**Exercise description**
Pick every line from the data that holds the word "this".

Code that draws figures:

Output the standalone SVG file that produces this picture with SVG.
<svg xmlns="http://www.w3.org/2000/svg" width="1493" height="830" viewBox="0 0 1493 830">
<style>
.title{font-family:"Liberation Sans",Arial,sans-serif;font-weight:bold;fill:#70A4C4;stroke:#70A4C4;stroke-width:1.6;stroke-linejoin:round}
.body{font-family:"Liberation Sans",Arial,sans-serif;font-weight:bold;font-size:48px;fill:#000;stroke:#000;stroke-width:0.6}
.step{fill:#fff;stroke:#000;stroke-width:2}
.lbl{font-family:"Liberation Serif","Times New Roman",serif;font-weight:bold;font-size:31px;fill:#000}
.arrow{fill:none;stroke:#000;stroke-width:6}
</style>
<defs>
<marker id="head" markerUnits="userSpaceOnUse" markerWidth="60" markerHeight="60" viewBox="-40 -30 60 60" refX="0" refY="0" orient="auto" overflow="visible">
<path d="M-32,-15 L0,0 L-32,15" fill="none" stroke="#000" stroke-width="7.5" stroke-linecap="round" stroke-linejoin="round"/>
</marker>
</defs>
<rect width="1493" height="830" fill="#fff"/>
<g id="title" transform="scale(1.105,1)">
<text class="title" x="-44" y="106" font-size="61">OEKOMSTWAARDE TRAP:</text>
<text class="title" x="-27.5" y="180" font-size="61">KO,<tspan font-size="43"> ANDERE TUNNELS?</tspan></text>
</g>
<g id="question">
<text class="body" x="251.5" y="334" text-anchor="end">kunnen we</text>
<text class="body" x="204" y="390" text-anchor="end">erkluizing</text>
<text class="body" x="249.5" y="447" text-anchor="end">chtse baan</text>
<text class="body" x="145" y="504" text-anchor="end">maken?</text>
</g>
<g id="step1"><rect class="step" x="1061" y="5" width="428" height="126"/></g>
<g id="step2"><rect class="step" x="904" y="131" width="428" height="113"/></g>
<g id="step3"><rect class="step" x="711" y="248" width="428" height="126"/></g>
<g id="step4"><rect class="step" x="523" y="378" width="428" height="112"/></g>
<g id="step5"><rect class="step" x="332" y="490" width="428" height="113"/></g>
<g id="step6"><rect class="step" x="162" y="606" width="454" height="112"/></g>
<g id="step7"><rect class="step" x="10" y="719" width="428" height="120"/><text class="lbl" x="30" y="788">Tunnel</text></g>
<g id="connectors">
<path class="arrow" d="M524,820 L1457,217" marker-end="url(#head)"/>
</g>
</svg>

--

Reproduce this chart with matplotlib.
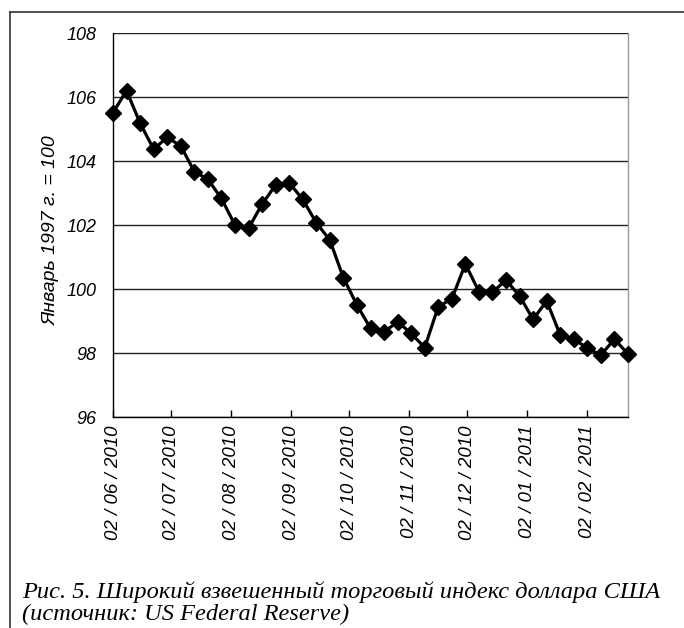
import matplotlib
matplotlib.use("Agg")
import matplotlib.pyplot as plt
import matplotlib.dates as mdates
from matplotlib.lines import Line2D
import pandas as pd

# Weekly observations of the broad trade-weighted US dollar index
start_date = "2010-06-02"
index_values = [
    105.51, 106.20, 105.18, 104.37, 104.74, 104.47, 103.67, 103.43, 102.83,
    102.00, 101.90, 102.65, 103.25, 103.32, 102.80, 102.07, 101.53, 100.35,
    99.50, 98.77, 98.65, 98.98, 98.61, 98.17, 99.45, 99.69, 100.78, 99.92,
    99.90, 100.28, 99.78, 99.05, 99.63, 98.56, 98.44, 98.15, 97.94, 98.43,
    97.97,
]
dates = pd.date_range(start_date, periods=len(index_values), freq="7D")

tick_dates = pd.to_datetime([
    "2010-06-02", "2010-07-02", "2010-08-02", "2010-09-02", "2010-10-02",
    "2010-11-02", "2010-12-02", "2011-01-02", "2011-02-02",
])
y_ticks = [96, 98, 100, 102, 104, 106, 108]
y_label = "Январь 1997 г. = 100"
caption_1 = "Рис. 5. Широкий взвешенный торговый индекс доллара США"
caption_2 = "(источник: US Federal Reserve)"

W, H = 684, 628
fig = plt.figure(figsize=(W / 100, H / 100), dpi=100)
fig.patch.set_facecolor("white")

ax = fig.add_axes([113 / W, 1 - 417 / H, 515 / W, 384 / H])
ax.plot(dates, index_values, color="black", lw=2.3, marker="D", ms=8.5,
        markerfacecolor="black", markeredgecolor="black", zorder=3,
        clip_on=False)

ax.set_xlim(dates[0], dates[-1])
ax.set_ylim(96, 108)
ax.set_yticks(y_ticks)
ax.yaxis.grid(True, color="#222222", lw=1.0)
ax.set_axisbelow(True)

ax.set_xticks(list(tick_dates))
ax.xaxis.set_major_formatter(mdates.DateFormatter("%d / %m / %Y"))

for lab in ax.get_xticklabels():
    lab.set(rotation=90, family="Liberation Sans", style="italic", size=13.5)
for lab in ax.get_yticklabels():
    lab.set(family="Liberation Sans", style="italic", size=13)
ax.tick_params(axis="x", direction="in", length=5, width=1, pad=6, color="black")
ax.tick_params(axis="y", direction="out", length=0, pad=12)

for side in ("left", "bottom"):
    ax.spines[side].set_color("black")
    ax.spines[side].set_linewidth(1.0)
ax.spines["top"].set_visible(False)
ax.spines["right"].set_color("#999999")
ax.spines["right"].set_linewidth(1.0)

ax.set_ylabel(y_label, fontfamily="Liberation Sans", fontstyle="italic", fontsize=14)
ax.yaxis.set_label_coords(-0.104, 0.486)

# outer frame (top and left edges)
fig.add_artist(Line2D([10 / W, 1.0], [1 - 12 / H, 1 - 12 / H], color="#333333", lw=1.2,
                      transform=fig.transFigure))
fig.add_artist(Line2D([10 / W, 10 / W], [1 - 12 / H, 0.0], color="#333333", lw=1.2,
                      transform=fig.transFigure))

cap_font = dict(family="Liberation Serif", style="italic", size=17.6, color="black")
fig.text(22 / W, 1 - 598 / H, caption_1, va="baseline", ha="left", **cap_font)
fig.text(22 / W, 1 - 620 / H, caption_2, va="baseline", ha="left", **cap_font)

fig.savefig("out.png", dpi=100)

==

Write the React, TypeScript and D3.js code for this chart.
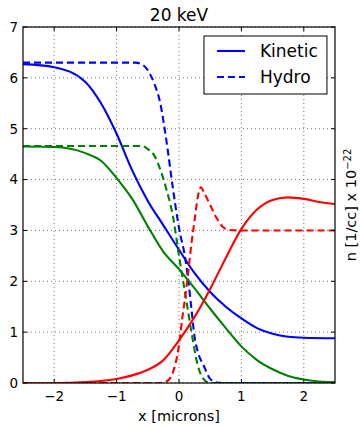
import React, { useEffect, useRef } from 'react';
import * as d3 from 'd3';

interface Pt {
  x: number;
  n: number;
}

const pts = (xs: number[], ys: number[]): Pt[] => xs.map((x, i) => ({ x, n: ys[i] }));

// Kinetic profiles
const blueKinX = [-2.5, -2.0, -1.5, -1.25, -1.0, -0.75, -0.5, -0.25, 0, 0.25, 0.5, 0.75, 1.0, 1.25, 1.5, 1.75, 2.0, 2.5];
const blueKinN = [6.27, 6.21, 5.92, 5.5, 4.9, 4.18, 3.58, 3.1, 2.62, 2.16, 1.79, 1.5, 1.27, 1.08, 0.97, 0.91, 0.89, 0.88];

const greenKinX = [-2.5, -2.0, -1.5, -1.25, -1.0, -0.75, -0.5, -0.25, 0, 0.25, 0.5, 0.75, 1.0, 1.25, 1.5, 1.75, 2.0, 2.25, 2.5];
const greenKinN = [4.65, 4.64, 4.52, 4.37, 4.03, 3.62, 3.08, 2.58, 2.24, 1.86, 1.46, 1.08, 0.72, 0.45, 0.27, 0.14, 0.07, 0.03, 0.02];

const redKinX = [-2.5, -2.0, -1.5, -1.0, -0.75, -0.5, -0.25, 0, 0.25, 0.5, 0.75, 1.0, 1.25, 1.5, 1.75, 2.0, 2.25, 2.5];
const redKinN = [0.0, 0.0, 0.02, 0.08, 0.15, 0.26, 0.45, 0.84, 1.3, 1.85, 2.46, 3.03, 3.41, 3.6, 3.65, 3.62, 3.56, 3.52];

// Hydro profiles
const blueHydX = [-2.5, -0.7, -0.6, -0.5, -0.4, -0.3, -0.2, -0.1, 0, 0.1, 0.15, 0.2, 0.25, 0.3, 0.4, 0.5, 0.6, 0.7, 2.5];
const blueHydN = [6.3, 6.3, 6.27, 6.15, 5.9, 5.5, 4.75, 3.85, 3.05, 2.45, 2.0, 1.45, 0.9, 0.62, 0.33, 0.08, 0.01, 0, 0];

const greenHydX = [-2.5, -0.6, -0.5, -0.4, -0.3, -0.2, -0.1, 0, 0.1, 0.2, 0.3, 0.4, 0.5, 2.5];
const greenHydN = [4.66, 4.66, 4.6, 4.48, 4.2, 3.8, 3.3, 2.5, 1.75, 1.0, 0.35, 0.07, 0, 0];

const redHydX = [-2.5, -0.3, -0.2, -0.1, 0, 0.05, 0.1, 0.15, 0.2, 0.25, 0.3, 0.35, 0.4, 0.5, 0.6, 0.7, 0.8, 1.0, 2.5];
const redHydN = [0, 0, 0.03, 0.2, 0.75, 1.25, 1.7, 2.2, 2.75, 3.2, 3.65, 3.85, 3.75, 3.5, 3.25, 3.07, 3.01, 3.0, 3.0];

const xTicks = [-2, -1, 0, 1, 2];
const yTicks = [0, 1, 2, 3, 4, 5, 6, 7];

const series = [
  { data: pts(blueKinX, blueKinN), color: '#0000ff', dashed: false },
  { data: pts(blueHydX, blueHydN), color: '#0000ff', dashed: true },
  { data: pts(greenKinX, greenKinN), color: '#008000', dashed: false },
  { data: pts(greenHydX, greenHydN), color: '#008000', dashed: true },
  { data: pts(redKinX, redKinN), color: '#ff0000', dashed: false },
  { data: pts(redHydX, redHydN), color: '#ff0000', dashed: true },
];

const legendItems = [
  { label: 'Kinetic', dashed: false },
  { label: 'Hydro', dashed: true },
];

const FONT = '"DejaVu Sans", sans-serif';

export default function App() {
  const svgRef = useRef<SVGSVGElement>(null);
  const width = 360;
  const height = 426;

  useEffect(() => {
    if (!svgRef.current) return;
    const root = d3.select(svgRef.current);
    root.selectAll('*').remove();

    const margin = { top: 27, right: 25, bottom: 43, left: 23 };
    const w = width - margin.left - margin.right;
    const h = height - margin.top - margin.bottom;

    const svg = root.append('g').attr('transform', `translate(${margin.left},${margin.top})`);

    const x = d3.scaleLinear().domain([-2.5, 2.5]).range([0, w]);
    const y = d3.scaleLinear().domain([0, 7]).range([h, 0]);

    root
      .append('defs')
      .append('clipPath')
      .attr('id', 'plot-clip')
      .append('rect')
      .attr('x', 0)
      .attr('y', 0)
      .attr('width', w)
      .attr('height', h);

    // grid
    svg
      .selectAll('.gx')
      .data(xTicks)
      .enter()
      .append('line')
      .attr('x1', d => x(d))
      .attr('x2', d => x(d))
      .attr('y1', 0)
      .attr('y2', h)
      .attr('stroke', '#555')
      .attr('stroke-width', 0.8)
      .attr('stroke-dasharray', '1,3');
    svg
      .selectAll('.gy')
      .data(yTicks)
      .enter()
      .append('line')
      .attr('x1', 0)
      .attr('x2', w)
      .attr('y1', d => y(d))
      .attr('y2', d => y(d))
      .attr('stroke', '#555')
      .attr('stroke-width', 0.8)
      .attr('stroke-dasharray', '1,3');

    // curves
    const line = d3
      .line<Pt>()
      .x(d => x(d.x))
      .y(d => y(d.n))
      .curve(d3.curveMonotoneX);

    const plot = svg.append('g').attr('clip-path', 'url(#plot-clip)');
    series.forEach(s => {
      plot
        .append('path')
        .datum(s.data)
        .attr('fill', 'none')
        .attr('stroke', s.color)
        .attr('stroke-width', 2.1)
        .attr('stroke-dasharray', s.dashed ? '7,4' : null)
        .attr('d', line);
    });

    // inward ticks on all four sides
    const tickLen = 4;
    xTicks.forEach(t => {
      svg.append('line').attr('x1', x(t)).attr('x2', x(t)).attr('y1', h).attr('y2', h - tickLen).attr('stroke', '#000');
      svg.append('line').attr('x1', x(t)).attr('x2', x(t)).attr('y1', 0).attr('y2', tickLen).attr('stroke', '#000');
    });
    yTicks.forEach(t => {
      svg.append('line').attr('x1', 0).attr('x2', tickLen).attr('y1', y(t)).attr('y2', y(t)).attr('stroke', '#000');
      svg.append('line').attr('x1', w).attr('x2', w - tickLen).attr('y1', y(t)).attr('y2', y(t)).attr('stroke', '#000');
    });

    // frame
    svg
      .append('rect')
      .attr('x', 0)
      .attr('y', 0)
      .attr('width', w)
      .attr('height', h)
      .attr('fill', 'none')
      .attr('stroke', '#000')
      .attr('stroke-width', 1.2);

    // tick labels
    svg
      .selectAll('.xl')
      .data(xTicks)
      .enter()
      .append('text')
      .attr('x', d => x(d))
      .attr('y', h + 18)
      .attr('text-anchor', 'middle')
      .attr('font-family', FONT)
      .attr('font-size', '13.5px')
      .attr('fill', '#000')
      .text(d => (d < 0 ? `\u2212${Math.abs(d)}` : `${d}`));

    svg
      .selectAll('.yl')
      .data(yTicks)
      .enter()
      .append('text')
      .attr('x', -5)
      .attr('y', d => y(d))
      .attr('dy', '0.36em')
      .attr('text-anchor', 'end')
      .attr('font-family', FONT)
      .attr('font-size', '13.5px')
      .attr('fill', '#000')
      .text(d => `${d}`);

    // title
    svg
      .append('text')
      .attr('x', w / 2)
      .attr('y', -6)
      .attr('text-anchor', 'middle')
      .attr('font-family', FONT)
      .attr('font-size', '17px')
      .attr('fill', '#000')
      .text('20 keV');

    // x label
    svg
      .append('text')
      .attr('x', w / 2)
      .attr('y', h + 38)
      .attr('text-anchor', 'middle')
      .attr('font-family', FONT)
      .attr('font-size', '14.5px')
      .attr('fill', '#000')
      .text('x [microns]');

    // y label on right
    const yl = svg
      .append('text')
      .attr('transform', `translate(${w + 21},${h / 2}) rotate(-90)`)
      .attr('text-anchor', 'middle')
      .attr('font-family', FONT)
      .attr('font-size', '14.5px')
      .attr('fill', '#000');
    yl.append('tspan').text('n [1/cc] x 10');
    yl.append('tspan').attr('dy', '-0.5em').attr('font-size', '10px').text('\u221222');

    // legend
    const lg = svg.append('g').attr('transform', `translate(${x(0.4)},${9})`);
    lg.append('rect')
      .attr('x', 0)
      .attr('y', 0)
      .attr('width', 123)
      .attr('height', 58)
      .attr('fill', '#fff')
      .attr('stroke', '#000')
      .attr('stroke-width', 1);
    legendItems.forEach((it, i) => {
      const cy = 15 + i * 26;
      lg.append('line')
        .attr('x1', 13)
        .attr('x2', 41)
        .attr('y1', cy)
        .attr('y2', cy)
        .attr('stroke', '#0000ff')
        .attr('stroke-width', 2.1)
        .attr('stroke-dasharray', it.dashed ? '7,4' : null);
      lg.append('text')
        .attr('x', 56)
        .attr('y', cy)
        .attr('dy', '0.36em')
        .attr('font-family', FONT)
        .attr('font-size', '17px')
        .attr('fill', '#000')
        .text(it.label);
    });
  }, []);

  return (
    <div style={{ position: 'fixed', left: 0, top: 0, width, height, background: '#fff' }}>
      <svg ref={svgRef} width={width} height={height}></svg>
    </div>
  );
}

**Correct answer**
Output the standalone SVG file that produces this picture with SVG.
Reproduce this chart with matplotlib.
Write the React, TypeScript and D3.js code for this chart.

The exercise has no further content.